La troisième c’est l’évitement. Les chirurgiens adapteront leur activité à ce chamboulement fiscal, ainsi qu’à la limitation des honoraires du secteur 2 et à  l’augmentation de l’IRPP et de la CSG. La palette des soins offerts pourrait se restreindre, les praticiens préférant se limiter à des actes à forte valeur ajoutée. Les prothèses et autres matériels peuvent être acquis à l’étranger. Les patients demanderont plus de prise en charge à travers les lacunes ou zones floues de la nomenclature ce qui est aisé en médecine. L’évitement contribuera aussi à la perte de recettes fiscales.

Le bilan risque fort de ne pas être positif pour ce secteur d’activité. La palette de soins esthétiques disponibles en France pourrait être négativement affectée. Et l’objectif des 20 millions ne pas être atteint.  Au delà il y a le risque que la qualité des soins puisse être altérée par cette baisse des marges. En particulier la formation, l’investissement et l’innovation.

Au mieux, l’administration fiscale sera alors en mesure de tracer les actes comme les ventes de n’importe quel magasin ce qui permettra des contrôles plus précis.

D’un point de vue sociétal, cette décision risque d’ouvrir d’autres débats, plus délicats.  Demain, les « anti-avortements » objecteront que l’IVG n’a aucune finalité thérapeutique et réclameront les mêmes mesures fiscales dans le but d’en restreindre l’accès.  D’autres ne comprendront pas que les équivalents du Médiator soit prescrits et remboursés alors qu’une liposuccion ne le soit pas. Pour certains actes la frontière sera difficile à fixer et les décisions unilatérales de l’administration ne pourront que créer des frustrations : diminuer le volume de seins trop lourds peut être remboursé ... s'ils dépassent chacun les 300 grammes.

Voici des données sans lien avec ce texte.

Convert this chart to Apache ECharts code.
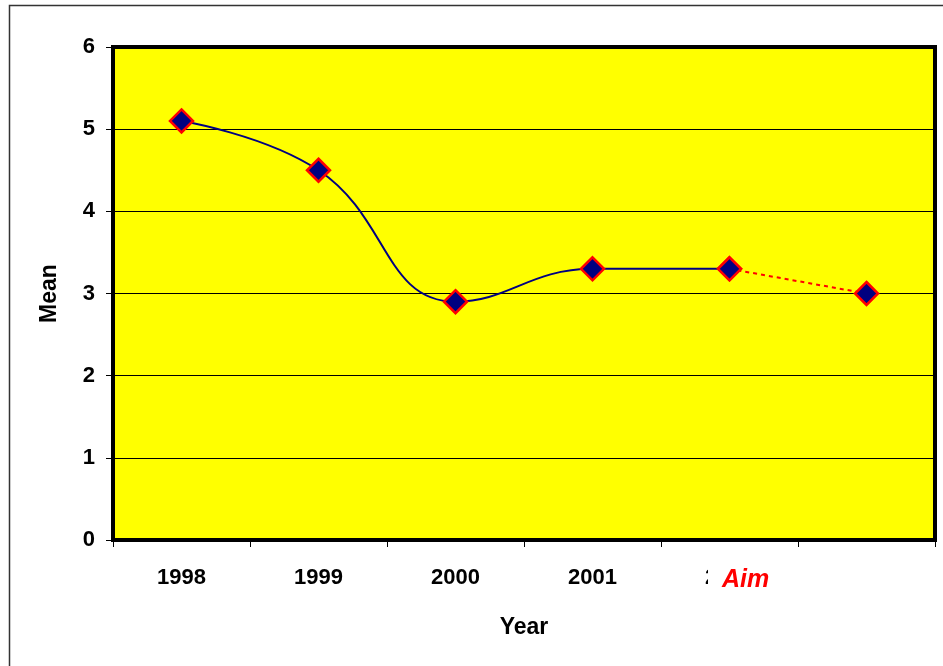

Sans doute eut-il été sage de surseoir à enclencher une telle réforme sans qu’une étude d’impact économique n’ait été conduite et que la décision de la Cour de Justice de l'Union Européenne (CJUE), en réponse à une question suédoise sur ce sujet, ne se soit prononcée, ce qu’elle fera bientôt.

Le ministre du budget, chirurgien ayant  pratiqué des greffes capillaires a certainement poussé le zèle trop loin.